Question:
Suppose $p_0,p_1,..,p_m \in P(F)$ are such that each $p_j$ has degree $j$. Prove that $ p_0,p_1,..,p_m $ is a basis of $P_m(F)$, where $P_m(F)$ is the set of all polynomials with coefficients in $F$ and degree at most $m$.
Is this enough to prove the above statement? $\rightarrow$
Since each $p_i \in \{p_0,\dots,p_m\}$ is of degree $i$, that implies each $p_i$ is linearly independent.

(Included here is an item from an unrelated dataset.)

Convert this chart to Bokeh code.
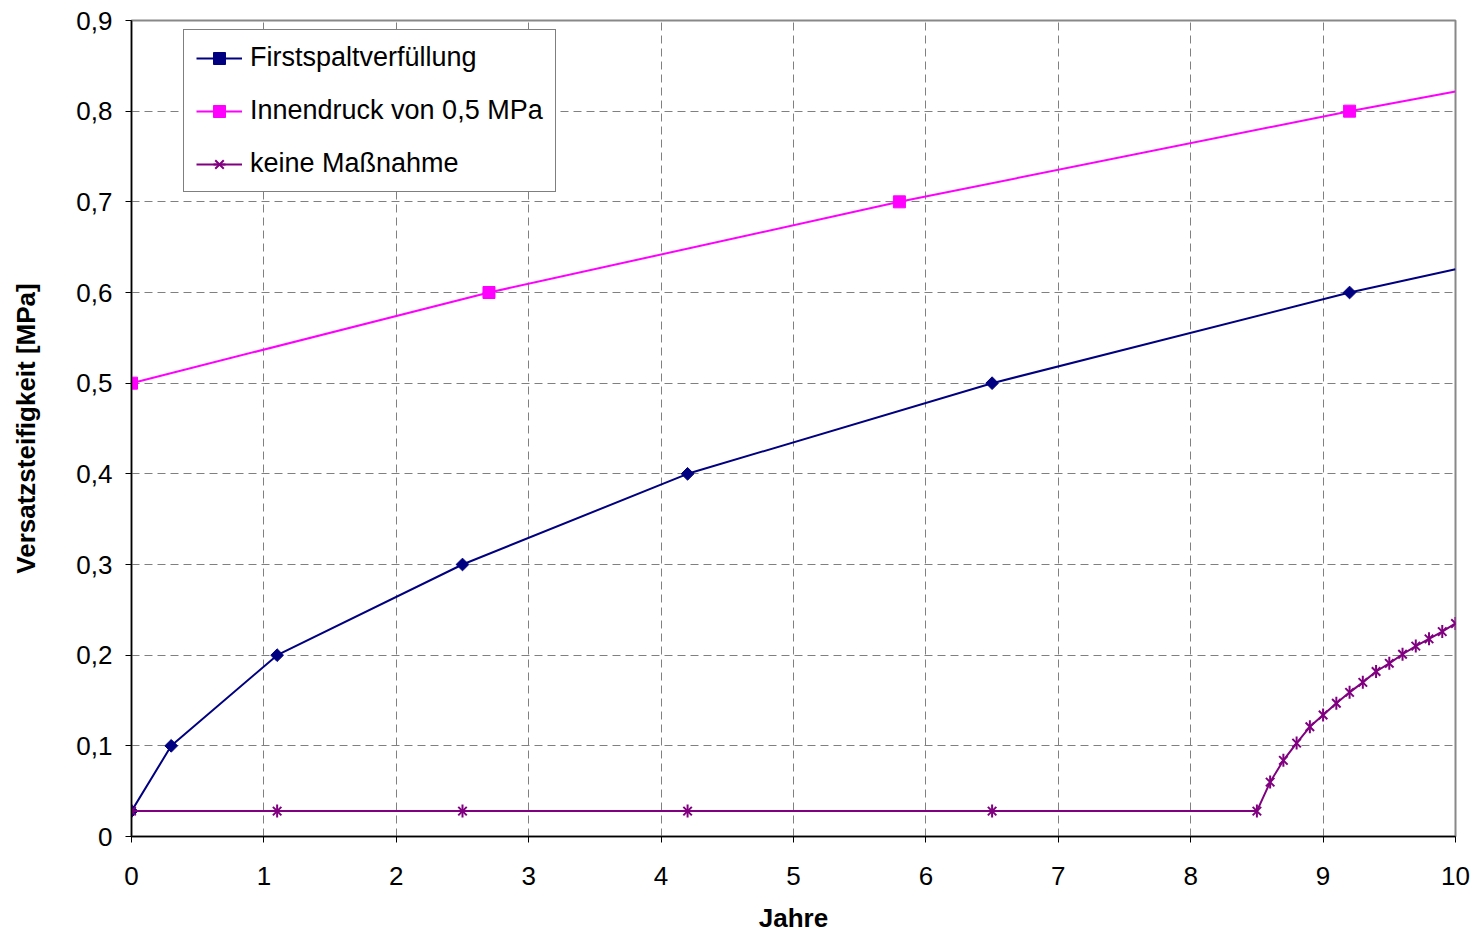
import math
from bokeh.plotting import figure
from bokeh.models import Range1d, FixedTicker
from bokeh.embed import file_html
from bokeh.resources import INLINE

# Data
first_x = [0, 0.3, 1.1, 2.5, 4.2, 6.5, 9.2, 10.0]
first_y = [0.028, 0.1, 0.2, 0.3, 0.4, 0.5, 0.6, 0.6256]
first_mx = [0, 0.3, 1.1, 2.5, 4.2, 6.5, 9.2]
first_my = [0.028, 0.1, 0.2, 0.3, 0.4, 0.5, 0.6]

innen_x = [0, 2.7, 5.8, 9.2, 10.0]
innen_y = [0.5, 0.6, 0.7, 0.8, 0.8216]
innen_mx = [0, 2.7, 5.8, 9.2]
innen_my = [0.5, 0.6, 0.7, 0.8]

keine_x = [0, 1.1, 2.5, 4.2, 6.5, 8.5, 8.6, 8.7, 8.8, 8.9, 9.0, 9.1, 9.2, 9.3,
           9.4, 9.5, 9.6, 9.7, 9.8, 9.9, 10.0]
keine_y = [0.028, 0.028, 0.028, 0.028, 0.028, 0.028, 0.060, 0.084, 0.103, 0.121,
           0.134, 0.147, 0.159, 0.170, 0.182, 0.191, 0.201, 0.210, 0.218, 0.226, 0.235]

x_ticks = [0, 1, 2, 3, 4, 5, 6, 7, 8, 9, 10]
y_ticks = [0, 0.1, 0.2, 0.3, 0.4, 0.5, 0.6, 0.7, 0.8, 0.9]
y_labels = ["0", "0,1", "0,2", "0,3", "0,4", "0,5", "0,6", "0,7", "0,8", "0,9"]

FONT = "Liberation Sans"

p = figure(width=1475, height=935, output_backend="svg", toolbar_location=None,
           x_range=Range1d(0, 10), y_range=Range1d(0, 0.9),
           min_border_left=131, min_border_right=20, min_border_top=20, min_border_bottom=97)
p.background_fill_color = "white"
p.border_fill_color = "white"
p.outline_line_color = "#888888"
p.outline_line_width = 2

for ax in (p.xaxis[0], p.yaxis[0]):
    ax.axis_line_color = "black"
    ax.axis_line_width = 1.5
    ax.major_tick_line_color = "black"
    ax.major_tick_out = 6
    ax.major_tick_in = 0
    ax.minor_tick_line_color = None
    ax.major_label_text_font = FONT
    ax.major_label_text_font_size = "26px"
    ax.major_label_text_color = "black"
    ax.axis_label_text_font = FONT
    ax.axis_label_text_font_size = "26px"
    ax.axis_label_text_font_style = "bold"
    ax.axis_label_text_color = "black"

p.xaxis.ticker = FixedTicker(ticks=x_ticks)
p.yaxis.ticker = FixedTicker(ticks=y_ticks)
p.yaxis.major_label_overrides = {t: l for t, l in zip(y_ticks, y_labels)}
p.xaxis.axis_label = "Jahre"
p.yaxis.axis_label = "Versatzsteifigkeit [MPa]"
p.xaxis.major_label_standoff = 24
p.yaxis.major_label_standoff = 13
p.xaxis.axis_label_standoff = 15
p.yaxis.axis_label_standoff = 32

p.grid.grid_line_color = "#808080"
p.grid.grid_line_dash = "8 5"
p.grid.grid_line_width = 1

NAVY = "#000080"
MAG = "#FF00FF"
PURP = "#800080"

L1 = "Firstspaltverfüllung"
L2 = "Innendruck von 0,5 MPa"
L3 = "keine Maßnahme"

p.line(first_x, first_y, color=NAVY, line_width=2, legend_label=L1)
p.scatter(first_mx, first_my, marker="square", angle=math.pi / 4, size=9, color=NAVY, legend_label=L1)

p.line(innen_x, innen_y, color=MAG, line_width=2, legend_label=L2)
p.scatter(innen_mx, innen_my, marker="square", size=12, color=MAG, legend_label=L2)

p.line(keine_x, keine_y, color=PURP, line_width=2, legend_label=L3)
p.scatter(keine_x, keine_y, marker="x", size=12, line_color=PURP, line_width=2, legend_label=L3)
p.scatter(keine_x, keine_y, marker="dash", angle=math.pi / 2, size=13, line_color=PURP,
          line_width=2, legend_label=L3)

lg = p.legend[0]
lg.location = (52, 644)
lg.margin = 0
lg.padding = 12
lg.spacing = 22
lg.label_height = 30
lg.glyph_height = 30
lg.glyph_width = 46
lg.label_standoff = 8
lg.label_text_font = FONT
lg.label_text_font_size = "27px"
lg.label_text_color = "black"
lg.border_line_color = "black"
lg.border_line_width = 1
lg.background_fill_color = "white"
lg.background_fill_alpha = 1.0

open("out.html", "w").write(file_html(p, INLINE))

Since $p_0...p_m$ is a linearly independent list of length $m+1$, it spans $P_m$, because the dimension of $P_m$ is of length $m+1$, and a linearly independent list of same dimension is a spanning list.
Your proof concerning the linear independenece of the list $p_0,p_1,\dots,p_m$ is incorrect .

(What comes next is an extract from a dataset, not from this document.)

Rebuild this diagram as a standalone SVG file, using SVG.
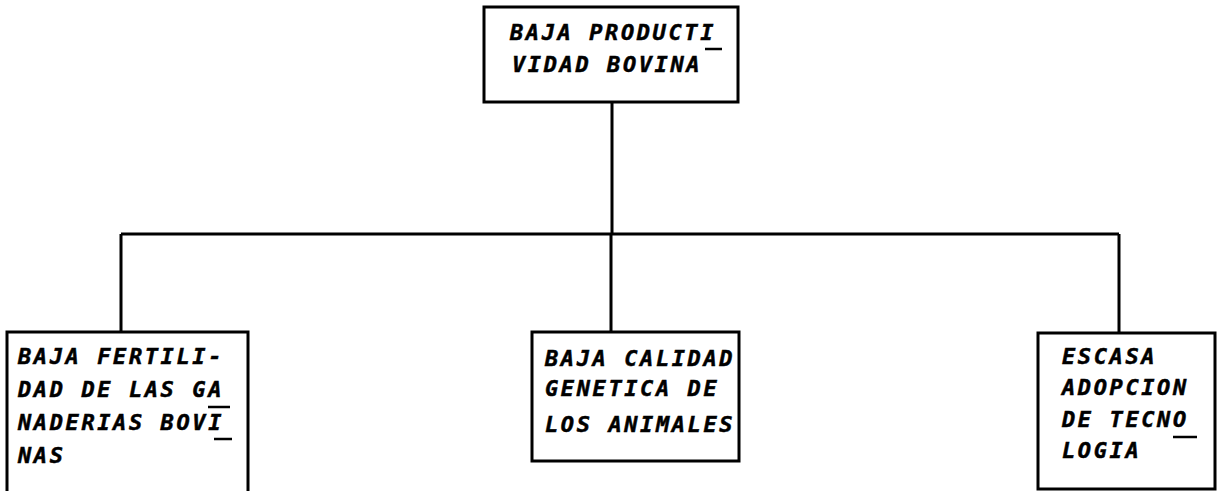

What you need to do is to assume that for some $c_0,c_1,\dots c_m\in\mathbf{F}$ we have $q = \sum_{i=0}^{m}c_ip_i = 0$ and then use this to prove that $c_1 = c_2 = \dots = c_m = 0$ which you can do by repeatedly differentiating $q$ a total of $n+1$ times and each time infering that $c_i = 0$ after each differentiation.

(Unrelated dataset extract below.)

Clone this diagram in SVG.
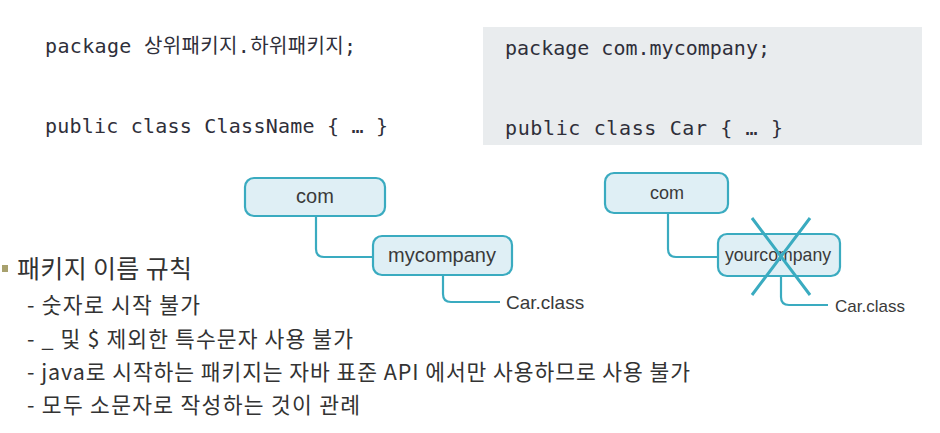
<svg xmlns="http://www.w3.org/2000/svg" width="940" height="433" viewBox="0 0 940 433">
<style>
.code{font-family:"DejaVu Sans Mono","Noto Sans CJK KR",monospace;font-size:20px;fill:#2f2f3a}
.box{fill:#dfeff5;stroke:#3aabc0;stroke-width:2.2}
.lbl{font-family:"Liberation Sans","Noto Sans",sans-serif;fill:#3a3a3a;text-anchor:middle}
.leaf{font-family:"Liberation Sans","Noto Sans",sans-serif;fill:#3a3a3a}
.con{fill:none;stroke:#3aabc0;stroke-width:2.2}
.txt{font-family:"Noto Sans CJK KR","Noto Sans",sans-serif;fill:#333}
</style>
<rect width="940" height="433" fill="#ffffff"/>
<g id="code-left">
<text class="code" x="45" y="53" textLength="311">package 상위패키지.하위패키지;</text>
<text class="code" x="45" y="133" textLength="343">public class ClassName { … }</text>
</g>
<g id="code-right">
<rect x="483" y="27" width="439" height="118" fill="#e9ecee"/>
<text class="code" x="505" y="55" textLength="265">package com.mycompany;</text>
<text class="code" x="505" y="135" textLength="278">public class Car { … }</text>
</g>
<g id="connectors">
<path class="con" d="M316 216 V249 Q316 257 324 257 H373"/>
<path class="con" d="M443 275 V294 Q443 302 451 302 H500"/>
<path class="con" d="M668 213 V249 Q668 257 676 257 H718"/>
<path class="con" d="M781 276 V297 Q781 305 789 305 H828"/>
</g>
<g id="node-com-left">
<rect class="box" x="245" y="178" width="140" height="38" rx="9"/>
<text class="lbl" x="315" y="203" font-size="20">com</text>
</g>
<g id="node-mycompany">
<rect class="box" x="373" y="236" width="139" height="39" rx="9"/>
<text class="lbl" x="442" y="262" font-size="20">mycompany</text>
</g>
<g id="node-carclass-left">
<text class="leaf" x="506" y="309" font-size="19">Car.class</text>
</g>
<g id="node-com-right">
<rect class="box" x="605" y="173" width="123" height="40" rx="9"/>
<text class="lbl" x="667" y="199" font-size="18">com</text>
</g>
<g id="node-yourcompany">
<rect class="box" x="718" y="234" width="122" height="42" rx="9"/>
<text class="lbl" x="778" y="261" font-size="17.7">yourcompany</text>
<path d="M752 218 L810 295 M810 218 L752 295" stroke="#3aabc0" stroke-width="3" fill="none"/>
</g>
<g id="node-carclass-right">
<text class="leaf" x="835" y="312" font-size="17">Car.class</text>
</g>
<g id="rules">
<rect x="2" y="265" width="6" height="7" fill="#a8a16e"/>
<text class="txt" x="17" y="278" font-size="25" textLength="175">패키지 이름 규칙</text>
<text class="txt" x="27" y="313" font-size="21.5" textLength="173">- 숫자로 시작 불가</text>
<text class="txt" x="27" y="347" font-size="21.5" textLength="326">- _ 및 $ 제외한 특수문자 사용 불가</text>
<text class="txt" x="27" y="380" font-size="21.5" textLength="663">- java로 시작하는 패키지는 자바 표준 API 에서만 사용하므로 사용 불가</text>
<text class="txt" x="27" y="413" font-size="21.5" textLength="333">- 모두 소문자로 작성하는 것이 관례</text>
</g>
</svg>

Or alternatively you could do that by proving that $p_0$ alone is linearly independent and $p_j\not\in\operatorname{span}(p_0,p_1,\dots,p_{j-1}),\forall j\in\{1,2,\dots,m\}$.
Having proved linear independence then assuming that you know that $\dim\mathcal{P}_m(\mathbf{F}) = m+1$ you can infer that the given list is indeed a basis.
Hope you find the above useful. btw which text are you using?